LACONIA — An off-duty police officer got quite a surprise last Friday morning when he was sleeping at his parents' home on Pine Street at 10:30 a.m. after some oral surgery and woke to find a burglar peering into his room.
The officer said he recognized Alan Johnstone, 23, of 37 Fair Street as someone he knew from school and, after a brief conversation, escorted him from his family's home.
After their conversation, the off-duty officer (who doesn't work for Laconia Police) called the Laconia Police, who began an investigation.
Johnstone is charged with one count of burglary.
He also said he heard someone opening the cabinets before Johnstone allegedly entered the bedroom.
During their conversation, affidavits obtained from the 4th Circuit Court, Laconia Division yesterday, noted that Johnstone told the officer that his mother had asked him to check in on him.
Police spoke with the homeowner who told them one of her rings was missing and she confirmed for city police that she had not told Johnstone to go into her home to check on her son.
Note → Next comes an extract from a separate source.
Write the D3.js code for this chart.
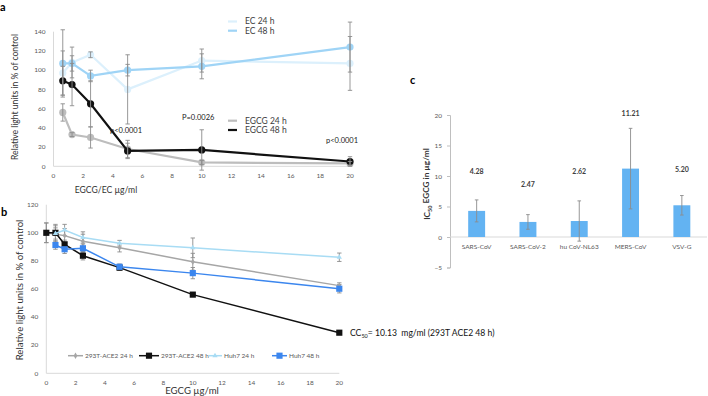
<!DOCTYPE html>
<html lang="en">
<head>
  <meta charset="UTF-8">
  <title>EGCG</title>
  <script src="https://d3js.org/d3.v7.min.js"></script>
  <style>
    body { margin: 0; background: #fff; }
    svg { font-family: Lato, "Open Sans", sans-serif; }
  </style>
</head>
<body>
  <div id="wrapper"></div>
  <script>
    // panel a
    const concA = [0.625, 1.25, 2.5, 5, 10, 20]
    const ec24 = [97, 108, 116, 80, 110, 107]
    const ec24Err = [23, 16, 3, 36, 12, 28]
    const ec48 = [107, 107, 94, 100, 104, 124]
    const ec48Err = [35, 8, 6, 6, 13, 26]
    const egcg24 = [56, 33, 30, 18, 4, 3]
    const egcg24Err = [9, 2, 11, 9, 2, 2]
    const egcg48 = [89, 85, 65, 16, 17, 5]
    const egcg48Err = [15, 22, 24, 8, 21, 5]
    const ticksA = { x: [0, 2, 4, 6, 8, 10, 12, 14, 16, 18, 20], y: [0, 20, 40, 60, 80, 100, 120, 140] }

    // panel b
    const concB = [0, 0.625, 1.25, 2.5, 5, 10, 20]
    const ace24 = [100, 99, 98, 94, 89.4, 79.4, 62.4]
    const ace24Err = [7, 6, 5, 5, 3, 6, 2]
    const ace48 = [100, 100, 91.8, 83.7, 75.2, 56, 28.9]
    const ace48Err = [7, 6, 3, 3, 2, 1, 1]
    const concHuh = [0.625, 1.25, 2.5, 5, 10, 20]
    const huh24 = [99.5, 102, 96.7, 92.6, 89.3, 82.6]
    const huh24Err = [4, 4, 4, 2, 7, 3]
    const huh48 = [91.3, 88.3, 89, 75.8, 71.3, 60.2]
    const huh48Err = [3, 3, 3, 2, 4, 3]
    const ticksB = { x: [0, 2, 4, 6, 8, 10, 12, 14, 16, 18, 20], y: [0, 20, 40, 60, 80, 100, 120] }

    // panel c
    const viruses = ['SARS-CoV', 'SARS-CoV-2', 'hu CoV-NL63', 'MERS-CoV', 'VSV-G']
    const ic50 = [4.28, 2.47, 2.62, 11.21, 5.20]
    const ic50Err = [1.8, 1.2, 3.3, 6.6, 1.6]
    const ic50LabelAt = [10.7, 8.6, 10.7, 20.3, 11.0]
    const ticksC = [-5, 0, 5, 10, 15, 20]

    const svg = d3.select('#wrapper')
      .append('svg')
        .attr('width', 708)
        .attr('height', 396)

    const tickColor = '#595959'
    const errColor = '#8c8c8c'
    const axisColor = '#d9d9d9'

    const drawAxes = (xScale, yScale, xt, yt, size) => {
      const g = svg.append('g')
      g.append('line')
        .attr('x1', xScale(0)).attr('x2', xScale(0))
        .attr('y1', yScale(d3.max(yt))).attr('y2', yScale(0))
        .attr('stroke', axisColor)
      g.append('line')
        .attr('x1', xScale(0)).attr('x2', xScale(20))
        .attr('y1', yScale(0)).attr('y2', yScale(0))
        .attr('stroke', axisColor)
      g.selectAll('.yt').data(yt).join('text')
        .attr('x', xScale(0) - 8).attr('y', d => yScale(d))
        .attr('text-anchor', 'end').attr('dy', '0.35em')
        .attr('font-size', size).attr('fill', tickColor)
        .text(d => d)
      g.selectAll('.xt').data(xt).join('text')
        .attr('x', d => xScale(d)).attr('y', yScale(0) + 9.5)
        .attr('text-anchor', 'middle').attr('dy', '0.35em')
        .attr('font-size', size).attr('fill', tickColor)
        .text(d => d)
    }

    const drawErr = (xScale, yScale, xs, ys, es, cap) => {
      const g = svg.append('g').attr('stroke', errColor).attr('stroke-width', 0.9)
      xs.forEach((x, i) => {
        const px = xScale(x)
        g.append('line').attr('x1', px).attr('x2', px)
          .attr('y1', yScale(ys[i] - es[i])).attr('y2', yScale(ys[i] + es[i]))
        ;[ys[i] - es[i], ys[i] + es[i]].forEach(v => {
          g.append('line').attr('x1', px - cap).attr('x2', px + cap)
            .attr('y1', yScale(v)).attr('y2', yScale(v))
        })
      })
    }

    const drawLine = (xScale, yScale, xs, ys, color, width) => {
      const pts = xs.map((x, i) => [x, ys[i]])
      const lineGenerator = d3.line()
        .x(d => xScale(d[0]))
        .y(d => yScale(d[1]))
      svg.append('path')
        .attr('d', lineGenerator(pts))
        .attr('fill', 'none')
        .attr('stroke', color)
        .attr('stroke-width', width)
      return pts
    }

    // ---------- panel a ----------
    const xA = d3.scaleLinear().domain([0, 20]).range([53.5, 350])
    const yA = d3.scaleLinear().domain([0, 140]).range([166.3, 31.7])
    drawAxes(xA, yA, ticksA.x, ticksA.y, 6.5)

    const seriesA = [
      { y: ec24, e: ec24Err, color: '#dcf0fc' },
      { y: ec48, e: ec48Err, color: '#9fd4f6' },
      { y: egcg24, e: egcg24Err, color: '#bdbdbd' },
      { y: egcg48, e: egcg48Err, color: '#111111' },
    ]
    seriesA.forEach(s => {
      const pts = drawLine(xA, yA, concA, s.y, s.color, 2.2)
      svg.append('g').selectAll('circle').data(pts).join('circle')
        .attr('cx', d => xA(d[0])).attr('cy', d => yA(d[1]))
        .attr('r', 3.6).attr('fill', s.color)
    })
    seriesA.forEach(s => drawErr(xA, yA, concA, s.y, s.e, 2.2))

    const legendA = [
      { label: 'EC 24 h', color: '#dcf0fc', y: 21.5 },
      { label: 'EC 48 h', color: '#9fd4f6', y: 30.7 },
      { label: 'EGCG 24 h', color: '#bdbdbd', y: 120.7 },
      { label: 'EGCG 48 h', color: '#111111', y: 130 },
    ]
    legendA.forEach(d => {
      svg.append('line').attr('x1', 228).attr('x2', 237)
        .attr('y1', d.y).attr('y2', d.y)
        .attr('stroke', d.color).attr('stroke-width', 2.2)
      svg.append('text').attr('x', 245).attr('y', d.y).attr('dy', '0.35em')
        .attr('font-size', 8.5).attr('fill', '#404040').text(d.label)
    })

    svg.append('text').attr('x', 110).attr('y', 130).attr('dy', '0.35em')
      .attr('font-size', 7.5).attr('fill', '#222').text('p<0.0001')
    svg.append('text').attr('x', 182).attr('y', 117).attr('dy', '0.35em')
      .attr('font-size', 7.5).attr('fill', '#222').text('P=0.0026')
    svg.append('text').attr('x', 326).attr('y', 140).attr('dy', '0.35em')
      .attr('font-size', 7.5).attr('fill', '#222').text('p<0.0001')

    svg.append('text')
      .attr('transform', 'translate(15,97) rotate(-90)')
      .attr('text-anchor', 'middle').attr('dy', '0.35em')
      .attr('font-size', 8.6).attr('fill', '#333')
      .text('Relative light units in % of control')
    svg.append('text').attr('x', 106).attr('y', 190).attr('text-anchor', 'middle')
      .attr('dy', '0.35em').attr('font-size', 8.6).attr('fill', '#333')
      .text('EGCG/EC µg/ml')
    svg.append('text').attr('x', 0).attr('y', 11).attr('font-size', 11)
      .attr('font-weight', 'bold').text('a')

    // ---------- panel b ----------
    const xB = d3.scaleLinear().domain([0, 20]).range([46.3, 339.3])
    const yB = d3.scaleLinear().domain([0, 120]).range([373.3, 204.7])
    drawAxes(xB, yB, ticksB.x, ticksB.y, 6.5)

    const seriesB = [
      { x: concB, y: ace24, e: ace24Err, color: '#a6a6a6', shape: d3.symbolDiamond, size: 12, label: '293T-ACE2 24 h' },
      { x: concB, y: ace48, e: ace48Err, color: '#111111', shape: d3.symbolSquare, size: 38, label: '293T-ACE2 48 h' },
      { x: concHuh, y: huh24, e: huh24Err, color: '#a8dcf4', shape: d3.symbolTriangle, size: 12, label: 'Huh7 24 h' },
      { x: concHuh, y: huh48, e: huh48Err, color: '#3b86ee', shape: d3.symbolSquare, size: 38, label: 'Huh7 48 h' },
    ]
    seriesB.forEach(s => drawErr(xB, yB, s.x, s.y, s.e, 2.2))
    seriesB.forEach(s => {
      const pts = drawLine(xB, yB, s.x, s.y, s.color, 1.5)
      svg.append('g').selectAll('path').data(pts).join('path')
        .attr('transform', d => `translate(${xB(d[0])},${yB(d[1])})`)
        .attr('d', d3.symbol().type(s.shape).size(s.size))
        .attr('fill', s.color)
    })

    const legendBx = [68, 139, 208, 272]
    const legendBw = [15, 20, 14, 15]
    seriesB.forEach((s, i) => {
      const y = 355.7
      const x0 = legendBx[i]
      svg.append('line').attr('x1', x0).attr('x2', x0 + legendBw[i])
        .attr('y1', y).attr('y2', y).attr('stroke', s.color).attr('stroke-width', 1.5)
      svg.append('path')
        .attr('transform', `translate(${x0 + legendBw[i] / 2},${y})`)
        .attr('d', d3.symbol().type(s.shape).size(s.size))
        .attr('fill', s.color)
      svg.append('text').attr('x', x0 + legendBw[i] + 2).attr('y', y).attr('dy', '0.35em')
        .attr('font-size', 6.5).attr('fill', tickColor).text(s.label)
    })

    const cc = svg.append('text').attr('x', 350).attr('y', 333.3).attr('dy', '0.35em')
      .attr('font-size', 8.6).attr('fill', '#111').style('white-space', 'pre')
    cc.append('tspan').text('CC')
    cc.append('tspan').attr('font-size', 5.5).attr('dy', '0.25em').text('50')
    cc.append('tspan').attr('dy', '-0.18em').text('= 10.13  mg/ml (293T ACE2 48 h)')

    svg.append('text')
      .attr('transform', 'translate(20,290) rotate(-90)')
      .attr('text-anchor', 'middle').attr('dy', '0.35em')
      .attr('font-size', 9.6).attr('fill', '#333')
      .text('Relative light units in % of control')
    svg.append('text').attr('x', 192).attr('y', 391).attr('text-anchor', 'middle')
      .attr('dy', '0.35em').attr('font-size', 9.6).attr('fill', '#333')
      .text('EGCG µg/ml')
    svg.append('text').attr('x', 1).attr('y', 216).attr('font-size', 11)
      .attr('font-weight', 'bold').text('b')

    // ---------- panel c ----------
    const xC = d3.scaleBand().domain(viruses).range([451, 707.5]).paddingInner(0.67).paddingOuter(0.335)
    const yC = d3.scaleLinear().domain([-5, 20]).range([267.5, 115])

    const axisC = svg.append('g')
      .attr('transform', 'translate(450,0)')
      .call(d3.axisLeft(yC).tickValues(ticksC).tickSize(3).tickPadding(5))
    axisC.select('.domain').attr('stroke', '#bfbfbf')
    axisC.selectAll('line').attr('stroke', '#bfbfbf')
    axisC.selectAll('text').attr('fill', tickColor).attr('font-size', 6.5)
      .attr('font-family', 'Lato, sans-serif')

    svg.append('line').attr('x1', 450).attr('x2', 707)
      .attr('y1', yC(0)).attr('y2', yC(0)).attr('stroke', axisColor)

    svg.append('g').selectAll('rect').data(viruses).join('rect')
      .attr('x', d => xC(d)).attr('width', xC.bandwidth())
      .attr('y', (d, i) => yC(ic50[i]))
      .attr('height', (d, i) => yC(0) - yC(ic50[i]))
      .attr('fill', '#63b3f2')

    const xCmid = d => xC(d) + xC.bandwidth() / 2
    drawErr(v => xCmid(v), yC, viruses, ic50, ic50Err, 1.8)

    svg.append('g').selectAll('text').data(viruses).join('text')
      .attr('x', d => xCmid(d)).attr('y', (d, i) => yC(ic50LabelAt[i]))
      .attr('text-anchor', 'middle').attr('dy', '0.35em')
      .attr('font-size', 7).attr('font-weight', 'bold').attr('fill', '#404040')
      .text((d, i) => ic50[i].toFixed(2))

    svg.append('g').selectAll('text').data(viruses).join('text')
      .attr('x', d => xCmid(d)).attr('y', yC(0) + 10)
      .attr('text-anchor', 'middle').attr('dy', '0.35em')
      .attr('font-size', 6.5).attr('fill', tickColor)
      .text(d => d)

    const yt = svg.append('text')
      .attr('transform', 'translate(427,184) rotate(-90)')
      .attr('text-anchor', 'middle').attr('dy', '0.35em')
      .attr('font-size', 8.3).attr('font-weight', 'bold').attr('fill', '#333')
    yt.append('tspan').text('IC')
    yt.append('tspan').attr('font-size', 5.5).attr('dy', '0.3em').text('50')
    yt.append('tspan').attr('dy', '-0.3em').text(' EGCG in µg/ml')

    svg.append('text').attr('x', 410).attr('y', 84).attr('font-size', 11)
      .attr('font-weight', 'bold').text('c')
  </script>
</body>
</html>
Police said they interviewed a neighbor who told them she had allegedly seen Johnstone walking around the rear of the Pine Street Extension home. She said she saw him knock on a sliding door and then allegedly crawl into the home through a high bathroom window.
During Johnstone's video appearance in court yesterday, Laconia Prosecutor Jim Sawyer said Johnstone had numerous prior criminal convictions, including four for forgery, one for receiving stolen property, and one for attempted burglary.
Sawyer asked for $10,000 cash bail.
Johnstone's Atty. Robert Hemeon said Johnstone had "stopped by to see (the police officer)" and there was no reason for him to crawl through the window because the front door was open and he knew the victim's son. Hemeon said his client wasn't a fight risk, lived at home with his parents, and had turned himself in to police. He requested his client be released on personal recognizance bail.
In countering Hemeon, Sawyer said he wasn't worried about Johnston fleeing. "My problem is the entry to this residence," he said.
Hemeon argued that Johnstone had changed his everyday contacts since his release from jail and "his drug consumption has changed." He also said Johnstone was working.
"I think there's still a presumption of innocence," Hemeon said.
Sawyer said the officer doesn't live at this parents house and was only there because he had had surgery. He said there were no cars in the driveway and the victim's son had found him going through the cupboards.
"He's unable to control himself," Sawyer said.
Judge Jim Carroll agreed and set bail at $10,000 cash only. Should Johnstone post bail, he is to live with his parents, stay away from the officer and his family, and to not go on to Pine Street Extension.